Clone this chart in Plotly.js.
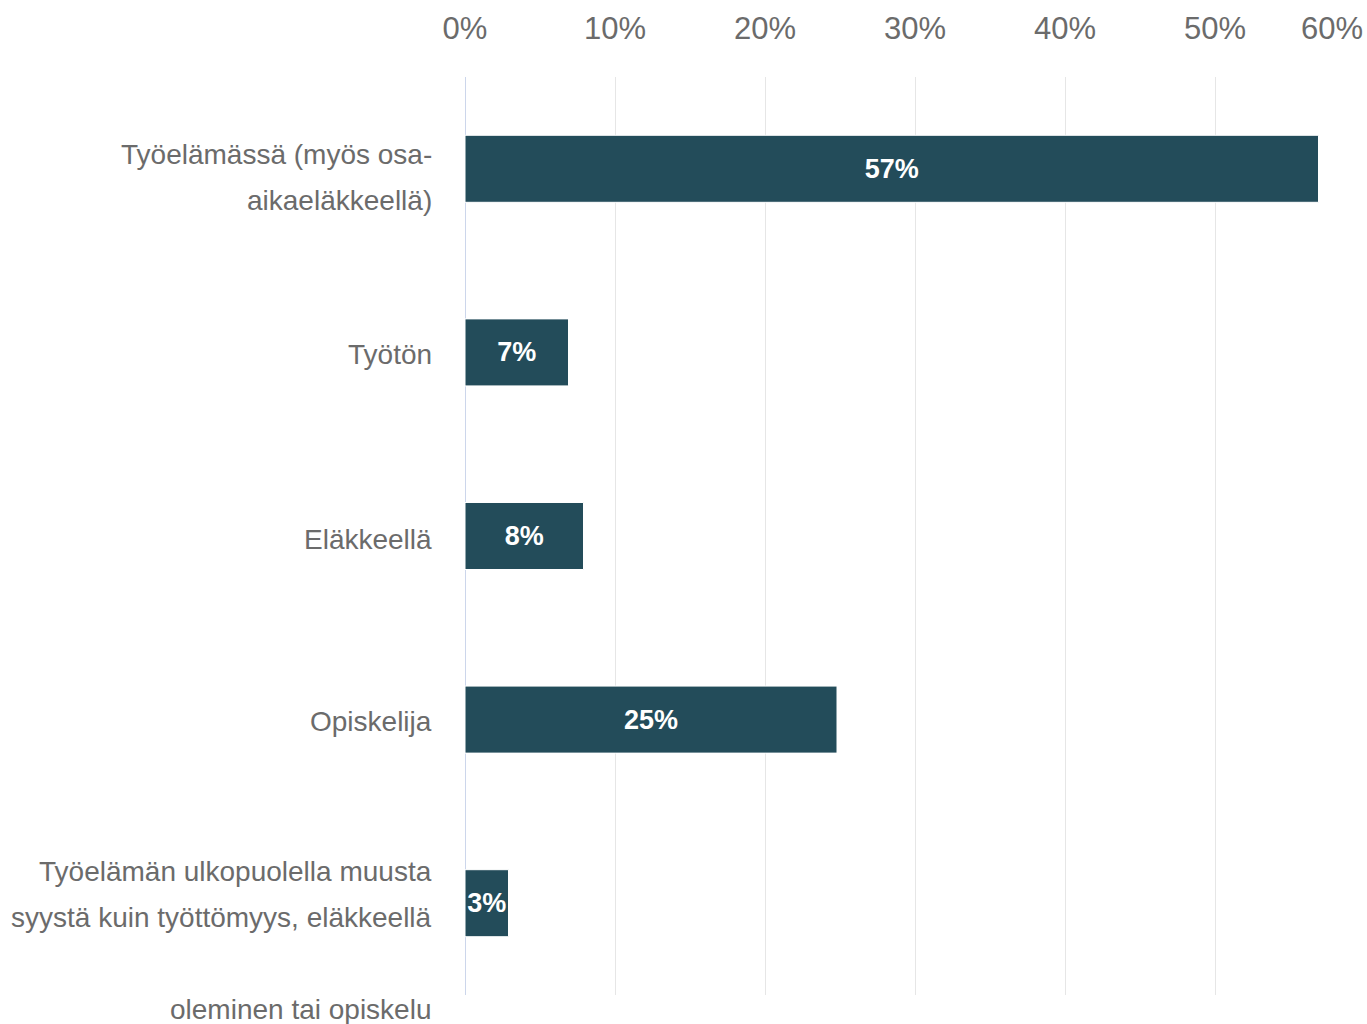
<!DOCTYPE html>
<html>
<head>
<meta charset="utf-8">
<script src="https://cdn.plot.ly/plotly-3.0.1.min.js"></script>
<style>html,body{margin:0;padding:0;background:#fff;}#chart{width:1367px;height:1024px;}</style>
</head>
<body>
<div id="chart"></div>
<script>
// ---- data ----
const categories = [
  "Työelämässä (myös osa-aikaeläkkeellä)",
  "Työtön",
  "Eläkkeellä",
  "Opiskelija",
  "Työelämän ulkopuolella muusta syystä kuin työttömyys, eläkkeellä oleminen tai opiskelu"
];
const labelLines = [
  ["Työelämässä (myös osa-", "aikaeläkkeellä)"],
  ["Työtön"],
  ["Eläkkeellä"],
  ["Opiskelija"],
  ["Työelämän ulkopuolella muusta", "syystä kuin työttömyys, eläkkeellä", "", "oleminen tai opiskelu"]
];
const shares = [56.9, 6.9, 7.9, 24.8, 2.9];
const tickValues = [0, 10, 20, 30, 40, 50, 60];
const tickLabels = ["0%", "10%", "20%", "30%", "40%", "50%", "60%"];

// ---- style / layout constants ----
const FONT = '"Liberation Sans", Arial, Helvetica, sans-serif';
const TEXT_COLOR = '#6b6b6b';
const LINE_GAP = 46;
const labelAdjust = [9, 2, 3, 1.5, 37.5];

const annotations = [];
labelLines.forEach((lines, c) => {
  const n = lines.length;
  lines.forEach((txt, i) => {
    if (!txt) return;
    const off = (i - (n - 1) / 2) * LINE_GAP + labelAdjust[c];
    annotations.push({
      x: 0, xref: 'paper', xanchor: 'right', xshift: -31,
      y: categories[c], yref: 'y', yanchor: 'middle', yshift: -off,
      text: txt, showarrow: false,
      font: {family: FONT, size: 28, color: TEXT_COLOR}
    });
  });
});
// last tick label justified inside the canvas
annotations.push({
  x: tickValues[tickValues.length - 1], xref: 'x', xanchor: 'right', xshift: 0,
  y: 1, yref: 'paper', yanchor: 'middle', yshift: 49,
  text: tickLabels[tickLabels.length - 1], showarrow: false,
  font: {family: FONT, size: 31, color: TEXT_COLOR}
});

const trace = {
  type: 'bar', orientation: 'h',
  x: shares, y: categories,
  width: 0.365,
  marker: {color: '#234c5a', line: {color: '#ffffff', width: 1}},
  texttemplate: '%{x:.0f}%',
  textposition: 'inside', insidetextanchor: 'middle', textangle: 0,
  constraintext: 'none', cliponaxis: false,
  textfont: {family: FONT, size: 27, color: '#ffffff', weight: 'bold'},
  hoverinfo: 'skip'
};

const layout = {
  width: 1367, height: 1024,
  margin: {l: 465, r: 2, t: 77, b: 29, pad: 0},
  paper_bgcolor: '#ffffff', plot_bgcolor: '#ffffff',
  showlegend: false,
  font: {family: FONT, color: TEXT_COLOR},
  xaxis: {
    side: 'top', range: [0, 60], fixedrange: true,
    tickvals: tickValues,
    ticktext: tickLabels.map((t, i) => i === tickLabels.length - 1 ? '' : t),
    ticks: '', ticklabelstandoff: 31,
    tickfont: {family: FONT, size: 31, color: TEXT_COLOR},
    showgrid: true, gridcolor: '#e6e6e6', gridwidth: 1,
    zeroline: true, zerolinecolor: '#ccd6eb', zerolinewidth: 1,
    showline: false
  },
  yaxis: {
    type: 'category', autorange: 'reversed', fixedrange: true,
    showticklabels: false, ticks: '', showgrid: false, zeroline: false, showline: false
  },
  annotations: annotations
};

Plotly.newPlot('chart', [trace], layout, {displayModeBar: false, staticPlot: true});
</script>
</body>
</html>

**EXERCISE DESCRIPTION**. Everything from the first line of the listing above through the line that contains "const labelAdjust = [9, 2, 3, 1.5, 37.5];" is to be restated word for word, minus the pictures.

**WRITTEN ANSWER**.
Clone this chart in Plotly.js.
<!DOCTYPE html>
<html>
<head>
<meta charset="utf-8">
<script src="https://cdn.plot.ly/plotly-3.0.1.min.js"></script>
<style>html,body{margin:0;padding:0;background:#fff;}#chart{width:1367px;height:1024px;}</style>
</head>
<body>
<div id="chart"></div>
<script>
// ---- data ----
const categories = [
  "Työelämässä (myös osa-aikaeläkkeellä)",
  "Työtön",
  "Eläkkeellä",
  "Opiskelija",
  "Työelämän ulkopuolella muusta syystä kuin työttömyys, eläkkeellä oleminen tai opiskelu"
];
const labelLines = [
  ["Työelämässä (myös osa-", "aikaeläkkeellä)"],
  ["Työtön"],
  ["Eläkkeellä"],
  ["Opiskelija"],
  ["Työelämän ulkopuolella muusta", "syystä kuin työttömyys, eläkkeellä", "", "oleminen tai opiskelu"]
];
const shares = [56.9, 6.9, 7.9, 24.8, 2.9];
const tickValues = [0, 10, 20, 30, 40, 50, 60];
const tickLabels = ["0%", "10%", "20%", "30%", "40%", "50%", "60%"];

// ---- style / layout constants ----
const FONT = '"Liberation Sans", Arial, Helvetica, sans-serif';
const TEXT_COLOR = '#6b6b6b';
const LINE_GAP = 46;
const labelAdjust = [9, 2, 3, 1.5, 37.5];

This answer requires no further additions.